Looking ahead, the concept of carbon intensity—combining operational and embodied emissions over time—offers a more holistic framework for evaluating building performance. Such an approach acknowledges that upfront material choices and long-term energy performance are interconnected. Higher embodied carbon materials may be justified if they enable substantial operational emissions reductions over the building’s lifespan.

The evolution toward integrated carbon metrics promises greater flexibility for builders and designers, allowing multiple pathways to achieve meaningful emissions reductions while balancing cost, constructability, and performance.

Conclusion

The HERS Carbon Index represents a critical step forward in residential sustainability, translating established energy modeling practices into actionable carbon insights.
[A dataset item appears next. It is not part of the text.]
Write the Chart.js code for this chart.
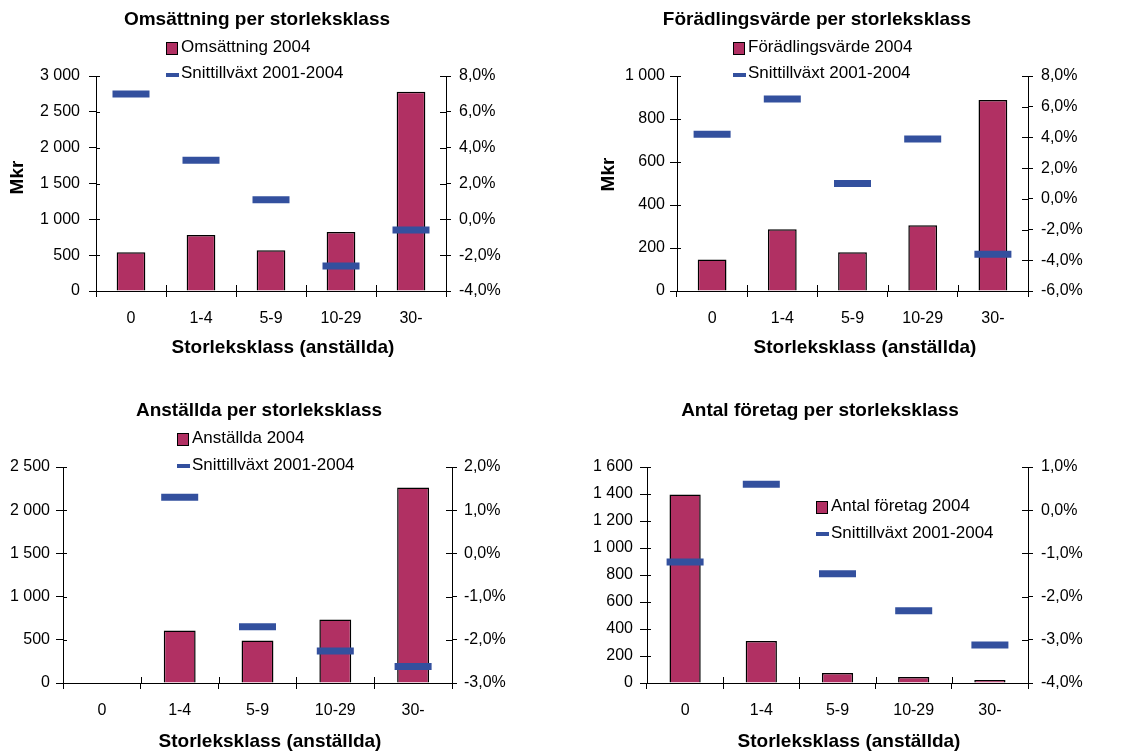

By accounting for time-dependent emissions, regional grid characteristics, and fuel choices, it provides a more accurate picture of a home’s operational climate impact.

For sustainability professionals, builders, and policymakers, the index offers a practical, standardized tool to inform design decisions, support emerging requirements, and communicate carbon performance with clarity. As the building sector continues to align energy efficiency with climate objectives, operational carbon modeling will play an increasingly central role in shaping resilient, low-emission homes.

Key Takeaways

• The HERS Carbon Index quantifies operational carbon emissions using the same data collected for HERS energy ratings.
• Time-of-use modeling reveals emissions patterns that annual energy totals alone cannot capture.
• Electrification and fuel choice have a major influence on operational carbon outcomes.
• Net-zero energy performance does not automatically equate to net-zero operational carbon.
• Regional grid characteristics significantly affect carbon emissions from electric loads.
• Carbon index scores are automatically generated and included on HERS rating certificates and labels.
• The index supports emerging needs in sustainability reporting, incentives, and energy code development.
• Future integration with embodied carbon metrics may enable more comprehensive carbon intensity assessments.